Their meeting took place against a backdrop of high tensions on the divided Korean Peninsula. On Tuesday, the U.S. flew two supersonic B-1B bombers there in a show of force. South Korea's Defense Ministry said the bombers engaged in routine exercises with its fighter jets aimed at deterring the North.
"China understands that the United States regards North Korea as our top security threat," Tillerson said. "We reiterated to China that it has a diplomatic responsibility to exert much greater economic and diplomatic pressure on the regime if they want to prevent further escalation in the region."
Tillerson called for increased efforts to curtail the North's illicit revenue streams of revenue that allegedly help fund its nuclear weapon and missile programs. He said the two sides agreed on the need for companies not to deal with North Korea in violation of U.N. sanctions, but did not specify any particular action China was promising to take.
Mattis said China "continues to work these issues."
North Korea conducts about 90 percent of its trade through China, which maintains that it implements the U.N. sanctions properly.
Chinese officials were not immediately available for comment after the talks. Beforehand, China said it was hoping for "positive outcomes" from Wednesday's dialogue. It had long pushed for a resumption of U.S. negotiations with North Korea, which currently appears a remote prospect.
The talks also covered the South China Sea, where Beijing's island-building and construction of possible military facilities have rattled neighbors and caused tension with Washington. The officials also discussed U.S.-Chinese military cooperation to reduce risk of conflict, as well as efforts to defeat the Islamic State group.
Divisive trade issues will be dealt with at a later date.
Like past presidents, Trump is finding the U.S. has limited scope for punishing North Korea, particularly over the arrest of U.S. citizens. Three Americans remain in detention in the reclusive country.
Trump's administration is considering a ban on Americans visiting North Korea. That would only slightly add to the North's isolation and loss of revenue. The route to inflicting significant economic pain on Kim's government remains through China.
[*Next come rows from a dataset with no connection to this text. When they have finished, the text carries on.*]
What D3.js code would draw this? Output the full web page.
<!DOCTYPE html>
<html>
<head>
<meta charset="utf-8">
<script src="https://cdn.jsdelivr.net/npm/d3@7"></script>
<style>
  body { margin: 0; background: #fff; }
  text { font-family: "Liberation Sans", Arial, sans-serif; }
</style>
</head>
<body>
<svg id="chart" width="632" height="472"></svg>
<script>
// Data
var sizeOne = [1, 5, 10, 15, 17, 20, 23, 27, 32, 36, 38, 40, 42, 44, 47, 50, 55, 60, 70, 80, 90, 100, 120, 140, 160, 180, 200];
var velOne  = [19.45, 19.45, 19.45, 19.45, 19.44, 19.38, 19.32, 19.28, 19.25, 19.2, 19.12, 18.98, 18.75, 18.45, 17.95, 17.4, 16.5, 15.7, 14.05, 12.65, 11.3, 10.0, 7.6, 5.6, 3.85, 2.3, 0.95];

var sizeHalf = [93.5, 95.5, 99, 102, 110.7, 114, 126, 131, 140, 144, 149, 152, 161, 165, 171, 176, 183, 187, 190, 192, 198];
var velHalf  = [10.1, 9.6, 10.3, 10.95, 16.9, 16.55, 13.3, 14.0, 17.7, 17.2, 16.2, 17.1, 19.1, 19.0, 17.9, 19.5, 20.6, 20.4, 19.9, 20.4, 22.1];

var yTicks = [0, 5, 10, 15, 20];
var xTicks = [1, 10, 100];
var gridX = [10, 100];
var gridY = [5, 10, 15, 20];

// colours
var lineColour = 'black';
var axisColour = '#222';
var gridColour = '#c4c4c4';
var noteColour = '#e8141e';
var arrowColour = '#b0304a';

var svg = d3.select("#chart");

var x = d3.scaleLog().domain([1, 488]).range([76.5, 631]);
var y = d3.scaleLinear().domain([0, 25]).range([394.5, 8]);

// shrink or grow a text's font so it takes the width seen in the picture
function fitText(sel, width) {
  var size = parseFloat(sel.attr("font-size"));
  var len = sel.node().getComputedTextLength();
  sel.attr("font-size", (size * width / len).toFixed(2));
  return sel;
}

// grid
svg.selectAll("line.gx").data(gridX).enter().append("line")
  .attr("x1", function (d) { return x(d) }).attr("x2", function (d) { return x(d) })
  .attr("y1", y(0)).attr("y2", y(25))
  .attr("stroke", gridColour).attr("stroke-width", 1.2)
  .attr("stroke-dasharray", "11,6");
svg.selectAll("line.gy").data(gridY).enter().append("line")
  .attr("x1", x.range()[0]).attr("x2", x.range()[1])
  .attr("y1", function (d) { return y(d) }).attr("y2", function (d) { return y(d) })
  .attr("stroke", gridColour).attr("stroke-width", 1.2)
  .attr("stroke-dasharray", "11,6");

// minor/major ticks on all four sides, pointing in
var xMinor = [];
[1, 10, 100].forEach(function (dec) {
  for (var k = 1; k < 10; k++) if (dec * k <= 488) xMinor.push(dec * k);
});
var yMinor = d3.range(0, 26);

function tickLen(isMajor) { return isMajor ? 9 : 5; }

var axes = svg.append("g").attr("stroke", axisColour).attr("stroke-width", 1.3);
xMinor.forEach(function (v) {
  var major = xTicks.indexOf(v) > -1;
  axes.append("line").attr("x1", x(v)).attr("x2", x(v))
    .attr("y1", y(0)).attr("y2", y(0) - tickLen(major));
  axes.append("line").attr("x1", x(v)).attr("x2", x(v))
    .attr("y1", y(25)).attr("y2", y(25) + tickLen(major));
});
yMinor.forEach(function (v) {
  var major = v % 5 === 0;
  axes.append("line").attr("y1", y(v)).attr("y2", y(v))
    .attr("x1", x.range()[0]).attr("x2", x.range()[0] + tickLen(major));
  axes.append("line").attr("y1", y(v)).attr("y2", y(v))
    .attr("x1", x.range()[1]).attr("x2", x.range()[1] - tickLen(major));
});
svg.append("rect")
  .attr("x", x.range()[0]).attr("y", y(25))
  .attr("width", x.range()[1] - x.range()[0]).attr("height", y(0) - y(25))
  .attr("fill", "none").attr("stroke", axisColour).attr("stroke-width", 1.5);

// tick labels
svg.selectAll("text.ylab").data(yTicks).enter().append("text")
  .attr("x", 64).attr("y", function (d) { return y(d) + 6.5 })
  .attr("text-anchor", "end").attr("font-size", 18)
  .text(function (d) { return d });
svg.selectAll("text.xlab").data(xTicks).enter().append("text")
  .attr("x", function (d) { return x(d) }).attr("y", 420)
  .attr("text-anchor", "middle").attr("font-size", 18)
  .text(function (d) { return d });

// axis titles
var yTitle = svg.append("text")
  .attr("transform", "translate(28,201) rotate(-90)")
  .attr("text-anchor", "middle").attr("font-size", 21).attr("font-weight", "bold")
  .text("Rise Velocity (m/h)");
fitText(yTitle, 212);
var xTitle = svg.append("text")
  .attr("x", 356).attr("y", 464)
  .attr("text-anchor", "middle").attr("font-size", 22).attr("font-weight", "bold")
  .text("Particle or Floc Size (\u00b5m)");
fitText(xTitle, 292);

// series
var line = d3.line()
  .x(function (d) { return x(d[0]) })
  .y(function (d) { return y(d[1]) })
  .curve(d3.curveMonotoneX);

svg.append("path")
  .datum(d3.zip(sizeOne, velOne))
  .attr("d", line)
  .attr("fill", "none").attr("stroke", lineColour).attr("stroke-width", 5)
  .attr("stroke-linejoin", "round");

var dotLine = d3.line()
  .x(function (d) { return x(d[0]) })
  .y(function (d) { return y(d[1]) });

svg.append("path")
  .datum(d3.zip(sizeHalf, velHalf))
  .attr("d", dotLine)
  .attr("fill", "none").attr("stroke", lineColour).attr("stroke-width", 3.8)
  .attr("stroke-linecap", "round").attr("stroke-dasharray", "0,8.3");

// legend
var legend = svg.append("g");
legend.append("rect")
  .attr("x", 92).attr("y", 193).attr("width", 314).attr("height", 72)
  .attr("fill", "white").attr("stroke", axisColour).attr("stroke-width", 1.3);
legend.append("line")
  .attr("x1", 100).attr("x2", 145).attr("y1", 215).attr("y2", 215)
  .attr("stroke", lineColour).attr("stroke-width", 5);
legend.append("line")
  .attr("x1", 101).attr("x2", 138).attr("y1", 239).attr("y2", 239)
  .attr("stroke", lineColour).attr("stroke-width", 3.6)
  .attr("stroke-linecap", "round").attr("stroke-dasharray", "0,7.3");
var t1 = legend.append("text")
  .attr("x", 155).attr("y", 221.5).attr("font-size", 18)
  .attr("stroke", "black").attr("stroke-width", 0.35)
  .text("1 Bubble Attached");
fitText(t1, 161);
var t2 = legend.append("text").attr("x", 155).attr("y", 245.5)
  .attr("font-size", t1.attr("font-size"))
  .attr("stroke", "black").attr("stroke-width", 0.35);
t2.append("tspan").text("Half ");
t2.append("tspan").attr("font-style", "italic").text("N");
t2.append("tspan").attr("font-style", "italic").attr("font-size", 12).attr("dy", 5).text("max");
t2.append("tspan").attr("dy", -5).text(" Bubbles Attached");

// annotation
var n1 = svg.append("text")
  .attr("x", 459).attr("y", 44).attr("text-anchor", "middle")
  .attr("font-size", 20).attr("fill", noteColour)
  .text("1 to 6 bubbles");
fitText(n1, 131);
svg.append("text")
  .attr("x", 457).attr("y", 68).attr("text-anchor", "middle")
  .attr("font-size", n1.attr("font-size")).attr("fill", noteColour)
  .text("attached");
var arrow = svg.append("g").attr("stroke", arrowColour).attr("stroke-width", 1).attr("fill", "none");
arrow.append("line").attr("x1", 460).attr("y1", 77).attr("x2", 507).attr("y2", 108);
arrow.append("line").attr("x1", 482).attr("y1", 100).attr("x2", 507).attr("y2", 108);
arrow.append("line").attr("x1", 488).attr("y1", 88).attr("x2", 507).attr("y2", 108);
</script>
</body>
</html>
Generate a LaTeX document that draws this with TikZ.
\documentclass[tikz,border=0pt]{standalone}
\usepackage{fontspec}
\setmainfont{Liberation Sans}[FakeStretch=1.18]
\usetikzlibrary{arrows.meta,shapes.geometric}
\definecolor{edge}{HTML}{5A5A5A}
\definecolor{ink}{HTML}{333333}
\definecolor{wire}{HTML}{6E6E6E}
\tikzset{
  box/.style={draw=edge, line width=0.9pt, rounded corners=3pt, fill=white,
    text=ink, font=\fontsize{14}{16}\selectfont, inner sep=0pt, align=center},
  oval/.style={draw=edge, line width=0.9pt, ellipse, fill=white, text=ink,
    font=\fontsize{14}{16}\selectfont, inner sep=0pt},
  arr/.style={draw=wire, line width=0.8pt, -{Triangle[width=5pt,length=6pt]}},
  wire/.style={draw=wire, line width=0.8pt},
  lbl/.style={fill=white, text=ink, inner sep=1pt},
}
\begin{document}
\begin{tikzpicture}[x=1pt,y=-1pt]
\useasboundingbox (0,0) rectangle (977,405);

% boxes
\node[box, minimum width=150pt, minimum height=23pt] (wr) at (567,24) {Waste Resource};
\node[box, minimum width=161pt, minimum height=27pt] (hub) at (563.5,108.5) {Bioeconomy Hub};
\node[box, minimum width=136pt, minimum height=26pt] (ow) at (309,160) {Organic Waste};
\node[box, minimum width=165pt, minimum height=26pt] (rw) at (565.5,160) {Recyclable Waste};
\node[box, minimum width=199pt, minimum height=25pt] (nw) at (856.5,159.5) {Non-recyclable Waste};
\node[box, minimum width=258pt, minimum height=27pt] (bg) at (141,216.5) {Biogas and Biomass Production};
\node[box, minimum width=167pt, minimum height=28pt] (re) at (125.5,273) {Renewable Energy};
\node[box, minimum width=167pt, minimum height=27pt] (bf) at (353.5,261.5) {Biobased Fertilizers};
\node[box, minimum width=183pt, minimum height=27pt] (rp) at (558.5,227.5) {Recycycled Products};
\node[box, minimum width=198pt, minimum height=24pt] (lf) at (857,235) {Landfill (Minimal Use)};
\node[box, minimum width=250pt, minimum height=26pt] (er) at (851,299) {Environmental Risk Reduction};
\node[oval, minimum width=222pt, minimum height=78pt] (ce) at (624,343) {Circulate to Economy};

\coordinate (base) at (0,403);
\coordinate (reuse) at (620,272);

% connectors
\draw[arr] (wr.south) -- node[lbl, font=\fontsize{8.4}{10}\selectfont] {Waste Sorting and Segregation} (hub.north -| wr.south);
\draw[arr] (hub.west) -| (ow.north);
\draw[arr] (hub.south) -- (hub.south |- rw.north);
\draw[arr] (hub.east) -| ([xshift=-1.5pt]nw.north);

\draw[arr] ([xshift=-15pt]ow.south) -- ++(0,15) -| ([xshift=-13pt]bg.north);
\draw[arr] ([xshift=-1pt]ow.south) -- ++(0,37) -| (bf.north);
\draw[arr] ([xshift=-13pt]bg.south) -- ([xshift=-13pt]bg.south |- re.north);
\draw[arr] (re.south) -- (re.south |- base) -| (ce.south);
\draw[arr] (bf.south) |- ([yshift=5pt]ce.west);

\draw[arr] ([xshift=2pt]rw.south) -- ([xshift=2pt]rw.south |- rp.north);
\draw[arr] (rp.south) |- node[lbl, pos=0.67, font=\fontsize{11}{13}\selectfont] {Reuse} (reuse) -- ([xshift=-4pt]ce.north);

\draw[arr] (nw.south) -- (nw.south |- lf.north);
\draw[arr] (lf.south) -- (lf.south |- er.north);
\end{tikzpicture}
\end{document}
Washington has one threat it can use with Beijing: the possibility of "secondary" sanctions that go after Chinese companies doing business in North Korea. Such a move risks fraying relations between the world's two biggest economies.
The Chinese state-run Global Times warned in an editorial that if Washington imposes sanctions against Chinese enterprises "it will lead to grave friction between China and the U.S."